Exercise:
In the copy, include every entry exactly but none of the pictures.

### Provided records ###

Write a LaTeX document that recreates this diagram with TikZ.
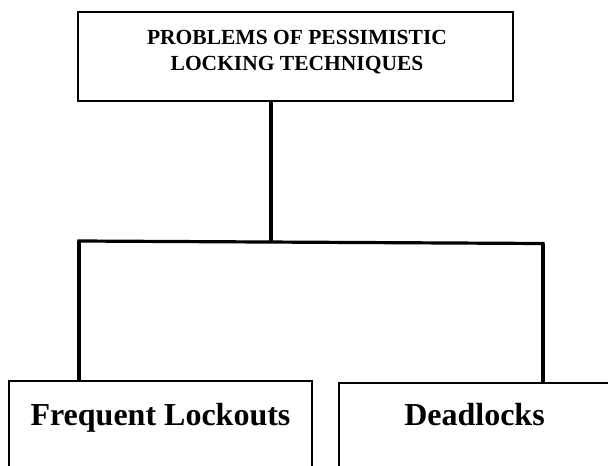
\documentclass[tikz,border=0pt]{standalone}
\usepackage{fontspec}
\setmainfont{Liberation Serif}
\begin{document}
\begin{tikzpicture}[x=1pt,y=-1pt,
  box/.style={draw=black,line width=1.8pt,rectangle,inner sep=0pt},
  conn/.style={draw=black,line width=3.2pt},
  big/.style={font=\bfseries\fontsize{32}{38}\selectfont,anchor=base,inner sep=0pt},
  small/.style={font=\bfseries\fontsize{21.5}{26}\selectfont,anchor=base,inner sep=0pt,align=center}]
\useasboundingbox (0,0) rectangle (608,466);
\clip (0,0) rectangle (608,466);
\fill[white] (0,0) rectangle (608,466);
% top box
\node[box,minimum width=435pt,minimum height=89pt] (top) at (295.5,56.5) {};
\node[small] (toptext) at (297,70) {PROBLEMS OF PESSIMISTIC\\LOCKING TECHNIQUES};
% bottom boxes
\node[box,minimum width=303pt,minimum height=140pt] (left) at (160.5,451) {};
\node[box,minimum width=270pt,minimum height=140pt] (right) at (474,453) {};
\node[big] (lefttext) at (160.5,425) {Frequent Lockouts};
\node[big] (righttext) at (474.5,425) {Deadlocks};
% connectors
\coordinate (jl) at (79,241);
\coordinate (jr) at (543,243.5);
\coordinate (jc) at (271,242);
\draw[conn] (top.south -| jc) -- (jc);
\draw[conn,line cap=rect] (jl) -- (jr);
\draw[conn] (jl) -- (left.north -| jl);
\draw[conn] (jr) -- (right.north -| jr);
\end{tikzpicture}
\end{document}
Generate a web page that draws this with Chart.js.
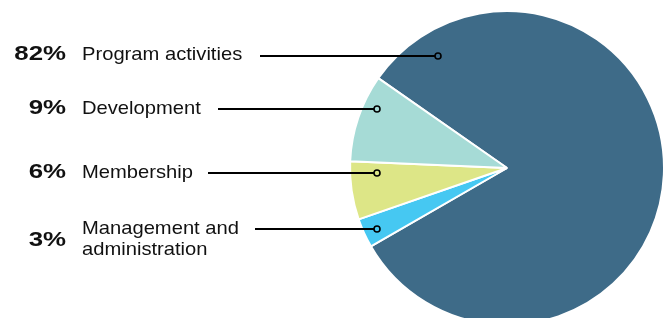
<!DOCTYPE html>
<html>
<head>
<meta charset="utf-8">
<script src="https://cdn.jsdelivr.net/npm/chart.js@4/dist/chart.umd.min.js"></script>
<style>
html,body{margin:0;padding:0;background:#fff;overflow:hidden;width:666px;height:318px;}
#wrap{position:absolute;left:0;top:0;width:666px;height:336px;}
</style>
</head>
<body>
<div id="wrap"><canvas id="c" width="666" height="336"></canvas></div>
<script>
// Data (clockwise order starting at upper-left boundary)
const categories = ["Program activities", "Management and administration", "Membership", "Development"];
const values = [82, 3, 6, 9];
const pctLabels = ["82%", "3%", "6%", "9%"];
const colors = ["#3e6b88", "#46c8f2", "#dde687", "#a6dbd6"];

// Annotation layout (label rows, leader line start, dot position relative to pie centre)
const rows = [
  {i:0, y:54, lines:["Program activities"], lineStart:260, lineY:56, dotDx:-69},
  {i:3, y:108, lines:["Development"], lineStart:218, lineY:109, dotDx:-130},
  {i:2, y:172, lines:["Membership"], lineStart:208, lineY:173, dotDx:-130},
  {i:1, y:240, lines:["Management and", "administration"], lineStart:255, lineY:229, dotDx:-130}
];

function drawScaled(ctx, text, x, y, sx, align){
  ctx.save();
  ctx.translate(x, y);
  ctx.scale(sx, 1);
  ctx.textAlign = align;
  ctx.fillText(text, 0, 0);
  ctx.restore();
}

const labelPlugin = {
  id: 'labels',
  afterDraw(chart){
    const ctx = chart.ctx;
    const arc = chart.getDatasetMeta(0).data[0];
    const cx = arc.x;
    ctx.save();
    rows.forEach(r => {
      ctx.fillStyle = '#111';
      ctx.textBaseline = 'middle';
      ctx.font = 'bold 21px "Liberation Sans", Arial, sans-serif';
      drawScaled(ctx, pctLabels[r.i], 66, r.y, 1.23, 'right');
      ctx.font = '18.5px "Liberation Sans", Arial, sans-serif';
      if (r.lines.length === 1) {
        drawScaled(ctx, r.lines[0], 82, r.y + 1, 1.09, 'left');
      } else {
        drawScaled(ctx, r.lines[0], 82, r.y - 11, 1.09, 'left');
        drawScaled(ctx, r.lines[1], 82, r.y + 10, 1.09, 'left');
      }
      const dx = cx + r.dotDx;
      ctx.strokeStyle = '#000';
      ctx.lineWidth = 2;
      ctx.beginPath();
      ctx.moveTo(r.lineStart, r.lineY);
      ctx.lineTo(dx - 3, r.lineY);
      ctx.stroke();
      ctx.beginPath();
      ctx.arc(dx, r.lineY, 3, 0, Math.PI*2);
      ctx.fillStyle = colors[r.i];
      ctx.fill();
      ctx.lineWidth = 1.6;
      ctx.stroke();
    });
    ctx.restore();
  }
};

new Chart(document.getElementById('c'), {
  type: 'pie',
  data: {
    labels: categories,
    datasets: [{
      data: values,
      backgroundColor: colors,
      borderColor: '#fff',
      borderWidth: 2
    }]
  },
  options: {
    responsive: false,
    animation: false,
    rotation: -55.1,
    layout: { padding: { left: 349, right: 1, top: 10, bottom: 10 } },
    plugins: { legend: { display: false }, tooltip: { enabled: false } }
  },
  plugins: [labelPlugin]
});
</script>
</body>
</html>
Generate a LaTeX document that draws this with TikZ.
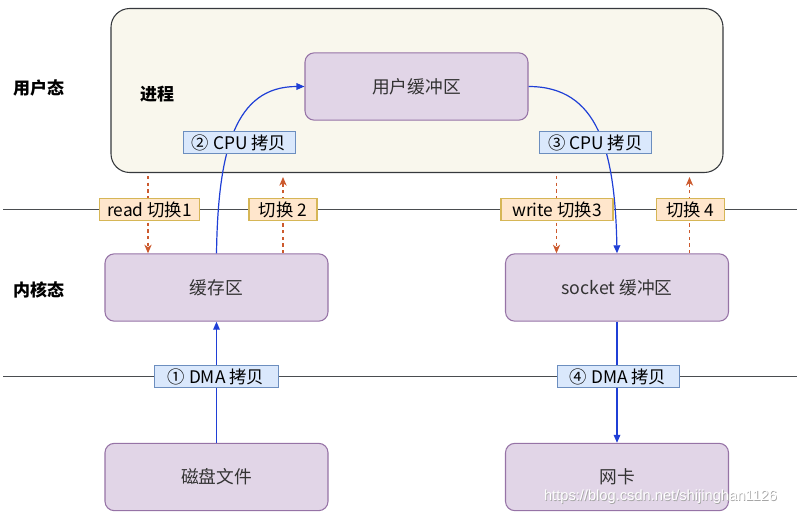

###

Exercise response:
Write a LaTeX document that recreates this diagram with TikZ.
\documentclass[tikz,border=0pt]{standalone}
\usepackage{fontspec}
\setmainfont{Liberation Serif}
\begin{document}
\begin{tikzpicture}[x=1pt,y=-1pt,
  box/.style={draw=black,line width=1.8pt,rectangle,inner sep=0pt},
  conn/.style={draw=black,line width=3.2pt},
  big/.style={font=\bfseries\fontsize{32}{38}\selectfont,anchor=base,inner sep=0pt},
  small/.style={font=\bfseries\fontsize{21.5}{26}\selectfont,anchor=base,inner sep=0pt,align=center}]
\useasboundingbox (0,0) rectangle (608,466);
\clip (0,0) rectangle (608,466);
\fill[white] (0,0) rectangle (608,466);
% top box
\node[box,minimum width=435pt,minimum height=89pt] (top) at (295.5,56.5) {};
\node[small] (toptext) at (297,70) {PROBLEMS OF PESSIMISTIC\\LOCKING TECHNIQUES};
% bottom boxes
\node[box,minimum width=303pt,minimum height=140pt] (left) at (160.5,451) {};
\node[box,minimum width=270pt,minimum height=140pt] (right) at (474,453) {};
\node[big] (lefttext) at (160.5,425) {Frequent Lockouts};
\node[big] (righttext) at (474.5,425) {Deadlocks};
% connectors
\coordinate (jl) at (79,241);
\coordinate (jr) at (543,243.5);
\coordinate (jc) at (271,242);
\draw[conn] (top.south -| jc) -- (jc);
\draw[conn,line cap=rect] (jl) -- (jr);
\draw[conn] (jl) -- (left.north -| jl);
\draw[conn] (jr) -- (right.north -| jr);
\end{tikzpicture}
\end{document}
Generate a web page that draws this with Chart.js.
<!DOCTYPE html>
<html>
<head>
<meta charset="utf-8">
<script src="https://cdn.jsdelivr.net/npm/chart.js@4/dist/chart.umd.min.js"></script>
<style>
html,body{margin:0;padding:0;background:#fff;overflow:hidden;width:666px;height:318px;}
#wrap{position:absolute;left:0;top:0;width:666px;height:336px;}
</style>
</head>
<body>
<div id="wrap"><canvas id="c" width="666" height="336"></canvas></div>
<script>
// Data (clockwise order starting at upper-left boundary)
const categories = ["Program activities", "Management and administration", "Membership", "Development"];
const values = [82, 3, 6, 9];
const pctLabels = ["82%", "3%", "6%", "9%"];
const colors = ["#3e6b88", "#46c8f2", "#dde687", "#a6dbd6"];

// Annotation layout (label rows, leader line start, dot position relative to pie centre)
const rows = [
  {i:0, y:54, lines:["Program activities"], lineStart:260, lineY:56, dotDx:-69},
  {i:3, y:108, lines:["Development"], lineStart:218, lineY:109, dotDx:-130},
  {i:2, y:172, lines:["Membership"], lineStart:208, lineY:173, dotDx:-130},
  {i:1, y:240, lines:["Management and", "administration"], lineStart:255, lineY:229, dotDx:-130}
];

function drawScaled(ctx, text, x, y, sx, align){
  ctx.save();
  ctx.translate(x, y);
  ctx.scale(sx, 1);
  ctx.textAlign = align;
  ctx.fillText(text, 0, 0);
  ctx.restore();
}

const labelPlugin = {
  id: 'labels',
  afterDraw(chart){
    const ctx = chart.ctx;
    const arc = chart.getDatasetMeta(0).data[0];
    const cx = arc.x;
    ctx.save();
    rows.forEach(r => {
      ctx.fillStyle = '#111';
      ctx.textBaseline = 'middle';
      ctx.font = 'bold 21px "Liberation Sans", Arial, sans-serif';
      drawScaled(ctx, pctLabels[r.i], 66, r.y, 1.23, 'right');
      ctx.font = '18.5px "Liberation Sans", Arial, sans-serif';
      if (r.lines.length === 1) {
        drawScaled(ctx, r.lines[0], 82, r.y + 1, 1.09, 'left');
      } else {
        drawScaled(ctx, r.lines[0], 82, r.y - 11, 1.09, 'left');
        drawScaled(ctx, r.lines[1], 82, r.y + 10, 1.09, 'left');
      }
      const dx = cx + r.dotDx;
      ctx.strokeStyle = '#000';
      ctx.lineWidth = 2;
      ctx.beginPath();
      ctx.moveTo(r.lineStart, r.lineY);
      ctx.lineTo(dx - 3, r.lineY);
      ctx.stroke();
      ctx.beginPath();
      ctx.arc(dx, r.lineY, 3, 0, Math.PI*2);
      ctx.fillStyle = colors[r.i];
      ctx.fill();
      ctx.lineWidth = 1.6;
      ctx.stroke();
    });
    ctx.restore();
  }
};

new Chart(document.getElementById('c'), {
  type: 'pie',
  data: {
    labels: categories,
    datasets: [{
      data: values,
      backgroundColor: colors,
      borderColor: '#fff',
      borderWidth: 2
    }]
  },
  options: {
    responsive: false,
    animation: false,
    rotation: -55.1,
    layout: { padding: { left: 349, right: 1, top: 10, bottom: 10 } },
    plugins: { legend: { display: false }, tooltip: { enabled: false } }
  },
  plugins: [labelPlugin]
});
</script>
</body>
</html>
Generate a LaTeX document that draws this with TikZ.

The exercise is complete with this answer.